When Georgia Tech’s athletic department sought to create a uniform word mark for its uniforms, gear and the like, the process looked back and up.
Back into the school’s history and up to its iconic Tech Tower. The new word mark, debuted Friday through the athletic department’s website and social media and in the form of new Adidas merchandise, took its inspiration from the lettering of the word “Tech” that hangs on all four faces of the seven-story tower.
“I think everything kept pointing us back to Tech Tower,” said Brad Malone, Tech’s director of brand and ideation. “That’s certainly a very old-school college-type font, but we also knew we had to make it modern. That’s where you see the blend there.”
Malone spearheaded Tech’s efforts to select a word mark for the athletic department – the first it has ever created – and a shade of gold that it will use for uniforms and apparel.
At the same time, an initial batch of Tech gear produced by new apparel provider Adidas went on sale Friday morning at the Barnes & Noble bookstore near campus. The collection of T-shirts and polos is emblazoned with the new word mark created by the athletic department with Adidas and colored with the “Tech Gold” that was selected to be used for uniforms and apparel.
The store had about 10 items on display at the entrance, ranging from hats and visors ($24 each) to T-shirts and a gold polo shirt made from Adidas’ “Climachill” fabric ($80). The same apparel also was to be put on sale at the football team’s spring game Friday night at Bobby Dodd Stadium.
Fans responded enthusiastically on social media to the gear, the first pieces of Tech apparel that Adidas has produced since the company agreed to be the apparel provider for the athletic department in August.
The word mark, a design that has been in the works since last May, will give the department and its teams a long-sought consistency in branding. (Keen-eyed observers may notice that the numbers marking the yard lines on Grant Field have been painted in a font echoing the word mark.)
Credit: Georgia Tech
Credit: Georgia Tech
The athletic department collaborated with NFL vice president for brand and creative Jaime Weston, a Tech alumna and a former Jackets volleyball player, and sought feedback from focus groups, alumni, students, athletes and fans.
“A lot of cases, whether it’s ‘SportsCenter’ or whatever it may be, it’s a fleeting image,” athletic director Todd Stansbury said, “and especially as we look at extending our footprint from a recruiting standpoint, I think that consistency becomes really important, because you want to make sure that a potential recruit in Seattle, Washington, whether they see the ‘GT’ or a certain gold or look or whatever, that they know who we are.”
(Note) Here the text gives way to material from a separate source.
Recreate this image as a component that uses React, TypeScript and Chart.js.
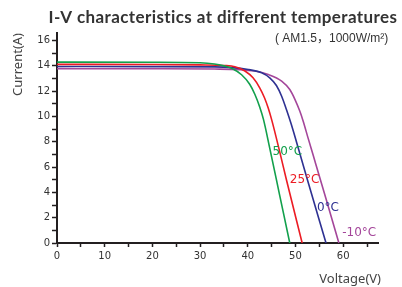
import React, { useEffect, useRef } from "react";
import { Chart, registerables } from "chart.js";

Chart.register(...registerables);

const seriesNames = ["50°C", "25°C", "0°C", "-10°C"];
const seriesColors = ["#12a04c", "#ec1c24", "#2e3192", "#a4469a"];

const v50 = [0, 20, 30, 33, 35, 36.6, 38.7, 40.4, 41.5, 42.5, 43.3, 44.6, 46.7, 48.8];
const i50 = [14.3, 14.29, 14.25, 14.15, 14.0, 13.82, 13.3, 12.55, 11.74, 10.75, 9.75, 7.5, 3.75, 0];

const v25 = [0, 20, 30, 35, 37.3, 39.4, 41.1, 42.5, 43.5, 44.3, 45.0, 46.7, 48.1, 51.4];
const i25 = [14.12, 14.11, 14.08, 14.03, 13.94, 13.6, 13.06, 12.27, 11.48, 10.65, 9.75, 7.2, 5.0, 0];

const v0 = [0, 20, 33, 40.1, 42.9, 44.6, 46.0, 47.1, 48.1, 49.1, 50.7, 52.5, 56.4];
const i0 = [13.95, 13.94, 13.92, 13.71, 13.45, 13.06, 12.45, 11.6, 10.55, 9.4, 7.35, 5.0, 0];

const vm10 = [0, 20, 33, 41.5, 44.3, 47.1, 48.8, 49.9, 50.9, 51.6, 52.6, 53.7, 56.4, 59.1];
const im10 = [13.78, 13.77, 13.75, 13.59, 13.32, 12.8, 12.13, 11.34, 10.43, 9.65, 8.35, 6.95, 3.5, 0];

const seriesV = [v50, v25, v0, vm10];
const seriesI = [i50, i25, i0, im10];

// label anchor positions (data coordinates)
const labelV = [45.2, 48.8, 54.5, 59.8];
const labelI = [7.2, 5.0, 2.75, 0.8];

const xTicks = [0, 5, 10, 15, 20, 25, 30, 35, 40, 45, 50, 55, 60, 65];
const yTicks = [0, 1, 2, 3, 4, 5, 6, 7, 8, 9, 10, 11, 12, 13, 14, 15, 16];

const titleText = "I-V characteristics at different temperatures";
const subtitleText = "( AM1.5，1000W/m²)";
const xTitle = "Voltage(V)";
const yTitle = "Current(A)";

const X_MAX = 67.3;
const Y_MAX = 16.6;

export default function App() {
  const ref = useRef<HTMLCanvasElement>(null);

  useEffect(() => {
    const canvas = ref.current;
    if (!canvas) return;

    const textPlugin = {
      id: "textPlugin",
      afterDraw(chart: any) {
        const ctx = chart.ctx;
        const xs = chart.scales.x;
        const ys = chart.scales.y;
        ctx.save();
        // title
        ctx.fillStyle = "#333333";
        ctx.font = "bold 17px Lato";
        ctx.textAlign = "center";
        ctx.textBaseline = "middle";
        (ctx as any).letterSpacing = "0.4px";
        ctx.fillText(titleText, 223, 18);
        (ctx as any).letterSpacing = "0px";
        // subtitle
        ctx.font = "12px 'Liberation Sans', 'Noto Sans CJK SC'";
        ctx.textAlign = "left";
        ctx.fillStyle = "#333333";
        ctx.fillText(subtitleText, 275, 39);
        // axis titles
        ctx.font = "13px 'Noto Sans'";
        ctx.fillStyle = "#444444";
        ctx.textAlign = "right";
        ctx.fillText(xTitle, 381, 279);
        ctx.save();
        ctx.translate(18, 33);
        ctx.rotate(-Math.PI / 2);
        ctx.textAlign = "right";
        ctx.fillText(yTitle, 0, 0);
        ctx.restore();
        // series labels
        ctx.font = "12px 'DejaVu Sans'";
        ctx.textAlign = "left";
        for (let k = 0; k < seriesNames.length; k++) {
          ctx.fillStyle = seriesColors[k];
          ctx.fillText(seriesNames[k], xs.getPixelForValue(labelV[k]), ys.getPixelForValue(labelI[k]));
        }
        ctx.restore();
      },
    };

    const chart = new Chart(canvas, {
      type: "line",
      data: {
        datasets: seriesNames.map((name, k) => ({
          label: name,
          data: seriesV[k].map((v, j) => ({ x: v, y: seriesI[k][j] })),
          borderColor: seriesColors[k],
          borderWidth: 1.6,
          pointRadius: 0,
          fill: false,
          cubicInterpolationMode: "monotone" as const,
        })),
      },
      options: {
        animation: false,
        responsive: false,
        maintainAspectRatio: false,
        devicePixelRatio: 1,
        layout: { padding: { left: 0, top: 33, right: 24, bottom: 0 } },
        plugins: {
          legend: { display: false },
          title: { display: false },
          tooltip: { enabled: false },
        },
        scales: {
          x: {
            type: "linear",
            min: 0,
            max: X_MAX,
            border: { color: "#231f20", width: 2 },
            grid: { drawOnChartArea: false, drawTicks: true, tickLength: 4, tickWidth: 1.5, tickColor: "#231f20" },
            ticks: {
              autoSkip: false,
              maxRotation: 0,
              padding: 3,
              color: "#333333",
              font: { size: 10, family: "'DejaVu Sans'" },
              callback: (v: any) => (Math.abs(v % 10) < 1e-6 ? String(v) : ""),
            },
            afterBuildTicks: (s: any) => {
              s.ticks = xTicks.map((value) => ({ value }));
            },
            afterFit: (s: any) => {
              s.height = 44;
            },
          },
          y: {
            type: "linear",
            min: 0,
            max: Y_MAX,
            border: { color: "#231f20", width: 2 },
            grid: { drawOnChartArea: false, drawTicks: true, tickLength: 5, tickWidth: 1.5, tickColor: "#231f20" },
            ticks: {
              autoSkip: false,
              padding: 2,
              color: "#333333",
              font: { size: 10, family: "'DejaVu Sans'" },
              callback: (v: any) => (Math.abs(v % 2) < 1e-6 ? String(v) : ""),
            },
            afterBuildTicks: (s: any) => {
              s.ticks = yTicks.map((value) => ({ value }));
            },
            afterFit: (s: any) => {
              s.width = 57;
            },
          },
        },
      },
      plugins: [textPlugin],
    });

    return () => chart.destroy();
  }, []);

  return (
    <div style={{ position: "fixed", left: 0, top: 0, width: 402, height: 287, background: "#fff" }}>
      <canvas ref={ref} width={402} height={287} />
    </div>
  );
}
The T, E and C in the word mark, particularly the T, were inspired by the tower’s lettering. The sleekness of the font was designed to evoke the school’s innovative bent, particularly in the design of the G, R and H, whose pointed serifs are also a nod to the stingers of Yellow Jackets.
The Tech Gold (Pantone 4515 C) is based on the paint scheme of the Ramblin’ Wreck and also has a metallic version (Pantone 8383 C). The institute has also adopted the two gold shades.
The department has also reduced its variety of interlocking “GT” logos from 40 to 8, images that are displayed anywhere from television graphics to apparel to uniforms. They will use gold or white only with backgrounds of gold, white or blue. Eliminated versions also incorporated yellow, which has caused confusion about whether it was an official school color (it is not).
In that streamlining, whenever Buzz is used as a logo, he will be gold and blue and not black and yellow. The actual mascot costume will remain the same.